Task data -
— begin —

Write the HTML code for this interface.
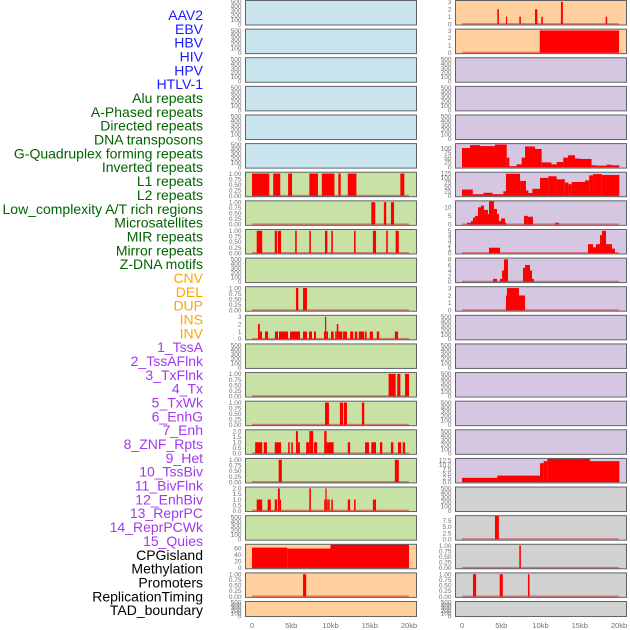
<!DOCTYPE html>
<html><head><meta charset="utf-8"><style>
html,body{margin:0;padding:0;background:#fff;}
svg{display:block;font-family:"Liberation Sans",sans-serif;}
</style></head><body>
<svg id="chart" width="630" height="630" viewBox="0 0 630 630" xmlns="http://www.w3.org/2000/svg">
<g id="labels"></g>
<g id="panels"></g>
<g id="xaxes"></g>
</svg>
<script>
// ---- track labels ----
const labelNames = ["AAV2","EBV","HBV","HIV","HPV","HTLV-1","Alu repeats","A-Phased repeats","Directed repeats","DNA transposons","G-Quadruplex forming repeats","Inverted repeats","L1 repeats","L2 repeats","Low_complexity A/T rich regions","Microsatellites","MIR repeats","Mirror repeats","Z-DNA motifs","CNV","DEL","DUP","INS","INV","1_TssA","2_TssAFlnk","3_TxFlnk","4_Tx","5_TxWk","6_EnhG","7_Enh","8_ZNF_Rpts","9_Het","10_TssBiv","11_BivFlnk","12_EnhBiv","13_ReprPC","14_ReprPCWk","15_Quies","CPGisland","Methylation","Promoters","ReplicationTiming","TAD_boundary"];
const labelGroups = [6,13,5,15,5];
const groupColors = ["#1a1aff","#006400","#ffa500","#a238f0","#000000"];

// ---- x axis ----
const xTickValues = [0,5,10,15,20];
const xTickLabels = ["0","5kb","10kb","15kb","20kb"];

// ---- panel data: [startKb, endKb, value] ----
const L6 = [[0,2.2,1],[2.7,3.6,1],[4.6,5.1,1],[7.3,8.4,1],[8.9,10.5,1],[11.0,11.3,1],[12.2,13.3,1],[18.9,19.4,1]];
const L7 = [[15.2,15.7,1],[16.8,17.1,1],[17.7,18.1,1]];
const L8 = [[0.6,1.3,1],[2.9,3.2,1],[3.3,3.7,1],[5.5,5.7,1],[7.3,7.5,1],[9.3,9.6,1],[10.1,10.3,1],[13.0,13.2,1],[15.4,15.8,1],[17.1,17.3,1],[18.3,18.7,1]];
const L10 = [[5.6,5.9,1],[6.5,7.0,1]];
const L11 = [[0.76,1.0,2],[1.0,1.27,1],[1.66,2.04,1],[2.93,3.31,1],[3.44,4.59,1],[4.84,6.11,1],[6.5,7.0,1],[7.26,7.64,1],[7.9,8.15,1],[9.17,9.3,1],[9.3,9.45,3],[9.45,9.68,1],[10.06,10.4,1],[10.6,10.8,1],[10.8,11.0,2],[11.0,11.5,1],[11.6,12.1,1],[12.5,12.9,1],[13.1,13.4,1],[13.6,14.3,1],[14.4,14.6,1],[15.0,15.4,1],[15.9,16.2,1],[18.2,18.6,1]];
const L13 = [[17.4,18.3,1],[18.5,18.9,1],[19.5,20.0,1]];
const L14 = [[9.3,9.8,1],[11.2,11.6,1],[11.7,12.1,1],[14.0,14.3,1]];
const L15 = [[0.4,1.3,1],[1.5,1.9,1],[2.9,3.7,1],[4.6,4.8,1],[5.0,5.2,1],[5.6,5.85,2],[5.85,6.1,1],[6.9,7.3,1],[7.3,7.8,2],[7.9,8.3,1],[9.2,9.5,2],[9.5,10.4,1],[12.2,12.5,1],[14.4,14.9,1],[15.2,15.8,1],[16.3,16.6,1],[17.7,18.0,1],[18.6,19.0,1],[19.2,19.5,1]];
const L16 = [[3.4,3.8,1],[18.2,18.7,1]];
const L17 = [[0.6,1.3,1],[2.0,2.4,1],[2.9,3.2,1],[3.3,3.55,2],[3.55,3.7,1],[7.3,7.5,2],[9.2,9.35,1],[9.35,9.5,2],[9.5,9.6,1],[9.7,9.9,1],[10.1,10.3,1],[12.2,12.5,1],[13.0,13.2,1],[15.4,15.8,1]];
const L19 = [[0,4.5,62],[4.5,10,59],[10,20,72]];
const L20 = [[6.5,6.9,1]];
const R0 = [[4.5,4.7,2],[5.6,5.75,1],[7.3,7.5,1],[9.3,9.6,2],[10.1,10.3,1],[12.6,12.85,3],[18.3,18.5,1]];
const R1 = [[9.9,20.0,3]];
const R5 = [[0,1.02,100],[1.02,2.29,115],[2.29,4.2,110],[4.2,5.7,118],[5.7,6.03,50],[6.03,6.96,5],[6.96,7.6,15],[7.6,8.03,50],[8.03,9.3,108],[9.3,10.15,95],[10.15,11.4,25],[11.4,12.05,15],[12.05,12.9,27],[12.9,13.5,50],[13.5,14.4,62],[14.4,15.03,45],[15.03,16.5,43],[16.5,17.15,10],[17.15,18.4,8],[18.4,19.07,13],[19.07,20.04,10]];
const R6 = [[0,1.37,35],[1.37,2.72,9],[2.72,3.9,17],[3.9,5.27,9],[5.27,5.6,25],[5.6,7.4,123],[7.4,8.15,83],[8.15,8.45,30],[8.45,8.96,16],[8.96,9.94,39],[9.94,11.0,100],[11.0,12.05,109],[12.05,13.1,92],[13.1,13.55,74],[13.55,13.97,65],[13.97,15.67,77],[15.67,16.2,86],[16.2,16.7,114],[16.7,17.8,121],[17.8,20.04,116]];
const R7 = [[0.64,1.15,1],[1.15,1.4,2],[1.4,1.66,4],[1.66,2.04,5],[2.04,2.42,10],[2.42,2.8,11],[2.8,3.31,8.5],[3.31,3.44,6],[3.44,4.07,14],[4.07,4.46,9],[4.46,4.71,6],[4.71,4.97,2],[4.97,5.48,3.5],[5.48,5.6,1],[7.9,8.4,5],[8.4,9.04,4.5],[11.85,12.36,1]];
const R8 = [[3.44,4.84,1.2],[16.05,16.69,2],[16.69,17.07,1.3],[17.07,17.58,2],[17.58,17.83,4],[17.83,18.35,5],[18.35,19.1,2],[19.1,19.49,1]];
const R9 = [[3.95,4.46,1],[4.84,5.1,1],[5.1,5.35,4],[5.35,5.86,8],[7.77,8.03,5],[8.03,8.66,6],[8.66,8.92,4],[8.92,9.17,1]];
const R10 = [[5.6,5.73,2],[5.73,7.26,3],[7.26,8.03,2]];
const R16 = [[0,4.5,2.4],[4.5,9.94,3.7],[9.94,10.4,10.8],[10.4,10.87,12],[10.87,16.3,13.5],[16.3,20.05,12]];
const R18 = [[4.2,4.7,10]];
const R19 = [[7.3,7.5,1]];
const R20 = [[1.4,1.8,1],[4.8,5.2,1],[8.4,8.6,1]];

// ---- tick label sets ----
const emptyTicks = [0,100,200,300,400,500];
const binTicks = [0,0.25,0.5,0.75,1];
const ticks3 = [0,1,2,3];
const ticks2 = [0,0.5,1,1.5,2];

const BLUE="#c9e4ec", GREEN="#c8e1a4", ORANGE="#ffd09e", PURPLE="#d5c6e2", GREY="#d1d1d1";
// column, row, bg, data, hi, ticks, decimals
const panels = [];
function P(col,row,bg,data,hi,ticks,dec,name){panels.push({col,row,bg,data,hi,ticks,dec,name});}
for(let r=0;r<6;r++) P(0,r,BLUE,null,500,emptyTicks,0,"left-empty-"+r);
P(0,6,GREEN,L6,1,binTicks,2,"left-l6");
P(0,7,GREEN,L7,1,binTicks,2,"left-l7");
P(0,8,GREEN,L8,1,binTicks,2,"left-l8");
P(0,9,GREEN,null,500,emptyTicks,0,"left-empty-9");
P(0,10,GREEN,L10,1,binTicks,2,"left-l10");
P(0,11,GREEN,L11,3,ticks3,0,"left-l11");
P(0,12,GREEN,null,500,emptyTicks,0,"left-empty-12");
P(0,13,GREEN,L13,1,binTicks,2,"left-l13");
P(0,14,GREEN,L14,1,binTicks,2,"left-l14");
P(0,15,GREEN,L15,2,ticks2,1,"left-l15");
P(0,16,GREEN,L16,1,binTicks,2,"left-l16");
P(0,17,GREEN,L17,2,ticks2,1,"left-l17");
P(0,18,GREEN,null,500,emptyTicks,0,"left-empty-18");
P(0,19,ORANGE,L19,68,[0,20,40,60],0,"left-cpg");
P(0,20,ORANGE,L20,1,binTicks,2,"left-l20");
P(0,21,ORANGE,null,500,emptyTicks,0,"left-empty-21");
P(1,0,ORANGE,R0,3,ticks3,0,"right-r0");
P(1,1,ORANGE,R1,3,ticks3,0,"right-r1");
for(let r=2;r<5;r++) P(1,r,PURPLE,null,500,emptyTicks,0,"right-empty-"+r);
P(1,5,PURPLE,R5,116,[0,25,50,75,100],0,"right-r5");
P(1,6,PURPLE,R6,124,[0,25,50,75,100,125],0,"right-r6");
P(1,7,PURPLE,R7,13,[0,5,10],0,"right-r7");
P(1,8,PURPLE,R8,5,[0,1,2,3,4,5],0,"right-r8");
P(1,9,PURPLE,R9,8,[0,2,4,6,8],0,"right-r9");
P(1,10,PURPLE,R10,3,ticks3,0,"right-r10");
for(let r=11;r<16;r++) P(1,r,PURPLE,null,500,emptyTicks,0,"right-empty-"+r);
P(1,16,PURPLE,R16,12.8,[0,2.5,5,7.5,10,12.5],1,"right-r16");
P(1,17,GREY,null,500,emptyTicks,0,"right-empty-17");
P(1,18,GREY,R18,9,[0,2.5,5,7.5],1,"right-r18");
P(1,19,GREY,R19,1,binTicks,2,"right-r19");
P(1,20,GREY,R20,1,binTicks,2,"right-r20");
P(1,21,GREY,null,500,emptyTicks,0,"right-empty-21");

const NS="http://www.w3.org/2000/svg";
function mk(tag,attrs,parent){const e=document.createElementNS(NS,tag);for(const k in attrs)e.setAttribute(k,attrs[k]);parent.appendChild(e);return e;}

// labels
const lg=document.getElementById('labels');
let idx=0;
labelGroups.forEach((n,g)=>{for(let i=0;i<n;i++){
  const t=mk('text',{x:203,y:20+idx*13.84,'text-anchor':'end','font-size':'14',fill:groupColors[g]},lg);
  t.textContent=labelNames[idx];
  
  
  idx++;}});

const colLeft=[245.5,455.5], colW=171, x0=[252,462], pxPerKb=7.85;
function xScale(col,kb){return x0[col]+kb*pxPerKb;}
const pitch=28.62;
const pg=document.getElementById('panels');
panels.forEach(p=>{
  const top=p.row*pitch+0.5;
  const h = p.row===21 ? 15 : 24.5;
  const lo=-p.hi*0.04, hi=p.hi*1.06;
  const yS=v=>top+h-((v-lo)/(hi-lo))*h;
  const g=mk('g',{},pg);
  
  
  const bg=mk('rect',{x:colLeft[p.col],y:top,width:colW,height:h,fill:p.bg},g);
  
  
  const cid='c'+p.col+'_'+p.row;
  const cp=mk('clipPath',{id:cid},g);
  mk('rect',{x:colLeft[p.col],y:top,width:colW,height:h},cp);
  const dg=mk('g',{'clip-path':'url(#'+cid+')'},g);
  if(p.data){
    const base=mk('rect',{x:xScale(p.col,0),y:yS(0)-1,width:20*pxPerKb,height:1.6,fill:'rgba(215,40,40,0.55)'},dg);
    
    
    p.data.forEach(s=>{
      const xa=xScale(p.col,s[0]), xb=xScale(p.col,s[1]);
      const ya=yS(s[2]), yb=yS(0);
      const r=mk('rect',{x:xa,y:ya,width:Math.max(1.2,xb-xa),height:yb-ya,fill:'#ff0000'},dg);
      
      
    });
  }
  const br=mk('rect',{x:colLeft[p.col],y:top,width:colW,height:h,fill:'none',stroke:'#5f6468','stroke-width':1},g);
  
  
  p.ticks.forEach(v=>{
    const t=mk('text',{x:colLeft[p.col]-4,y:yS(v)+2.3,'text-anchor':'end','font-size':'6.5',fill:'#707070'},g);
    t.textContent=v.toFixed(p.dec);
    
    
  });
});

const xg=document.getElementById('xaxes');
[0,1].forEach(col=>{xTickValues.forEach((v,i)=>{
  const t=mk('text',{x:xScale(col,v),y:628,'text-anchor':'middle','font-size':'7.5',fill:'#707070'},xg);
  t.textContent=xTickLabels[i];
  
  
});});
</script>
</body></html>
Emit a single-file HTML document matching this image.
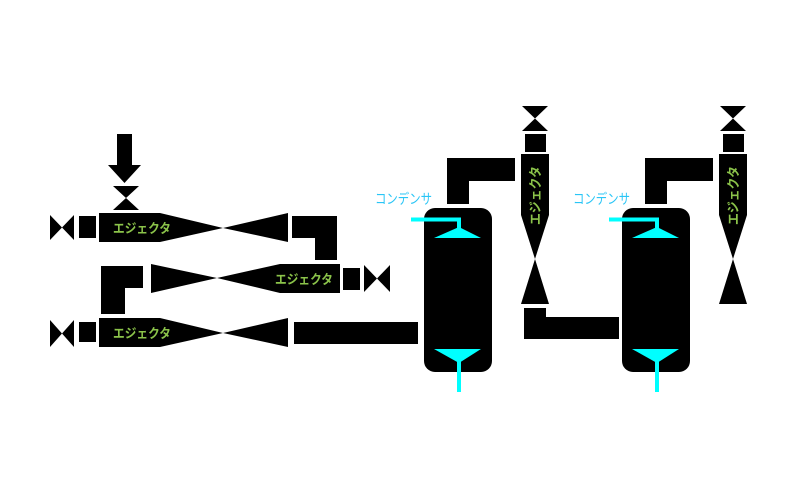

— end —

Work required - Copy out each line in the listing that has the word "this".

Output -
Write the HTML code for this interface.
Emit a single-file HTML document matching this image.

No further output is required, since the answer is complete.